V-22 Osprey Is One System The Military Needs Right Now
Issue Brief
Against this backdrop, critics are complaining that some of the weapons being developed by the services don’t seem to have much to do with winning the global war on terrorism. Programs like the Joint Strike Fighter and the Navy’s next-generation destroyer may be needed to counter future conventional threats, the critics say, but right now all the threats seem to be unconventional — terrorists, insurgents, weapons traffickers and so on. The critics have a point, especially given how poorly the fight seems to be going in Iraq and Afghanistan.
However, there is at least one new military system about to enter the force that is relevant right now, and badly needed in places like Iraq. That is the Marine Corps’ V-22 Osprey, the world’s first operational tilt-rotor aircraft. A tilt-rotor combines the vertical agility of helicopters with the speed and range of fixed-wing planes, providing unique versatility. It not only can land anywhere — on mountains, in jungles, on storm-tossed ships — but it can get to such places even when they are far, far away, because the Osprey has a range of over a thousand miles. In other words, you can fly a V-22 from Washington to New Orleans without stopping for fuel, not a mission you’d want to attempt with a regular helicopter. A fixed-wing airplane can make that trip also, but if the runways in the Big Easy are flooded, it can’t land.
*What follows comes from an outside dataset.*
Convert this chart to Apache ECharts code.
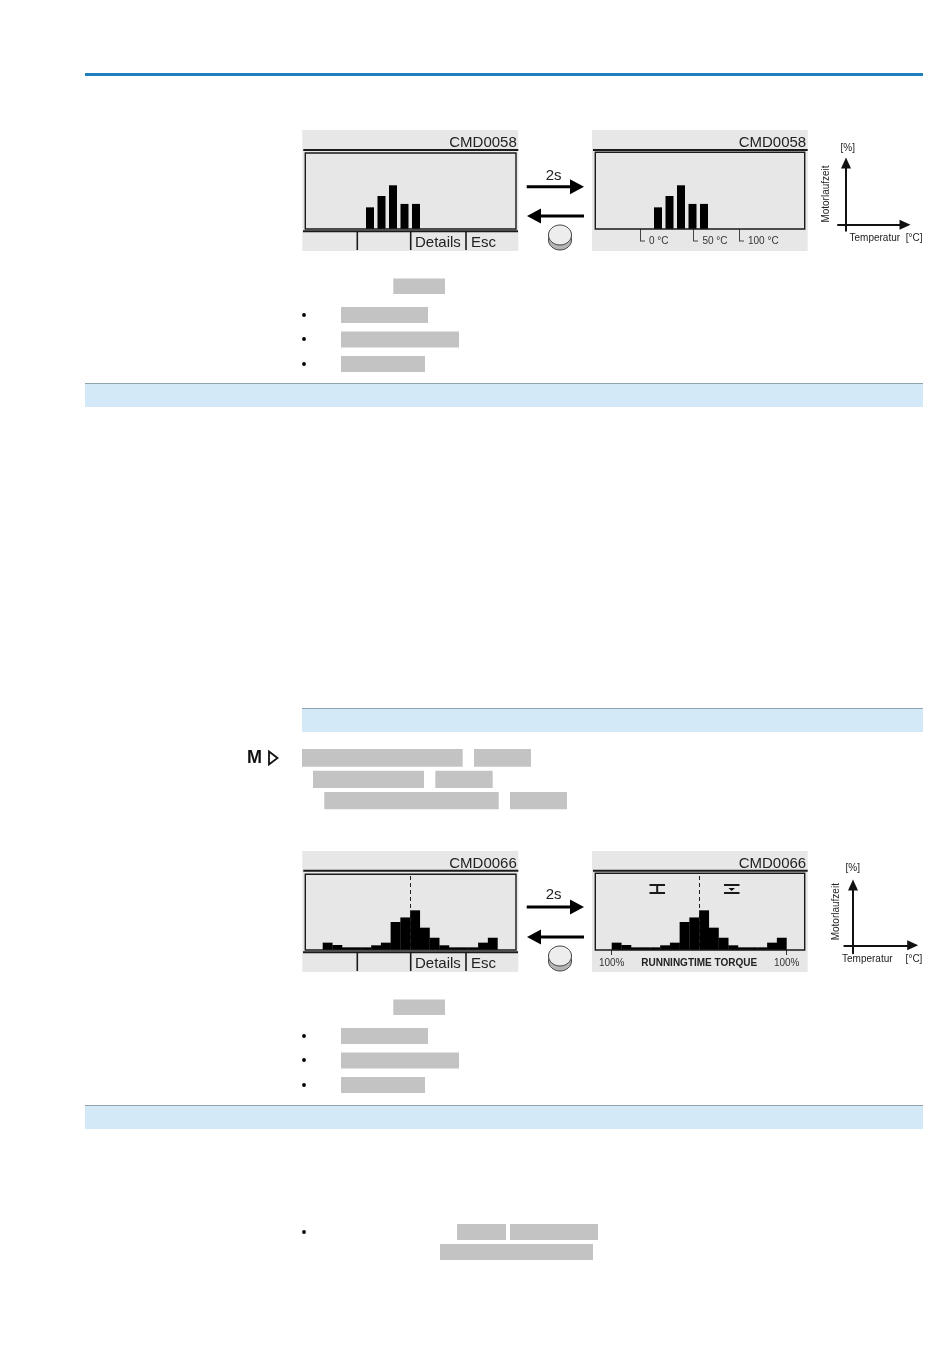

A V-22 can make the trip and land, wherever there is a dry spot of ground.
It doesn’t require a degree from Professor Rumsfeld’s School for the Truly Transformational to figure out that this a special capability, one well-suited to a world of irregular warfare, unconventional threats, and homeland disasters. In fact, the Marine Corps figured it out a generation ago, and has stuck with the Osprey through a rocky development effort reminiscent of the trials faced a generation earlier by the helicopters it will replace. But the Osprey was vindicated last year in a very successful operational evaluation, and it will be deployed to Iraq next year. The Marine Corps plans to produce 21 V-22’s in 2008 and 30 per year in each of the following five years. A gee-whiz special-operations version for the Air Force will be fielded in 2009.
As the Osprey enters the force in the years ahead, planners in the Army and other services are going to be kicking themselves that they didn’t invest more in tilt-rotors. Why buy conventional twin-engine turboprops to carry cargo to remote bases when you can carry three tons of supplies 500 miles, and not even need a runway once you arrive? Why struggle to trade off the advantages of a helicopter versus an airplane in conducting difficult combat missions when a single airframe combines the best qualities of both? In the fight for relevance the V-22 is a clear winner, and the only question is why it took so long for some experts to figure that out.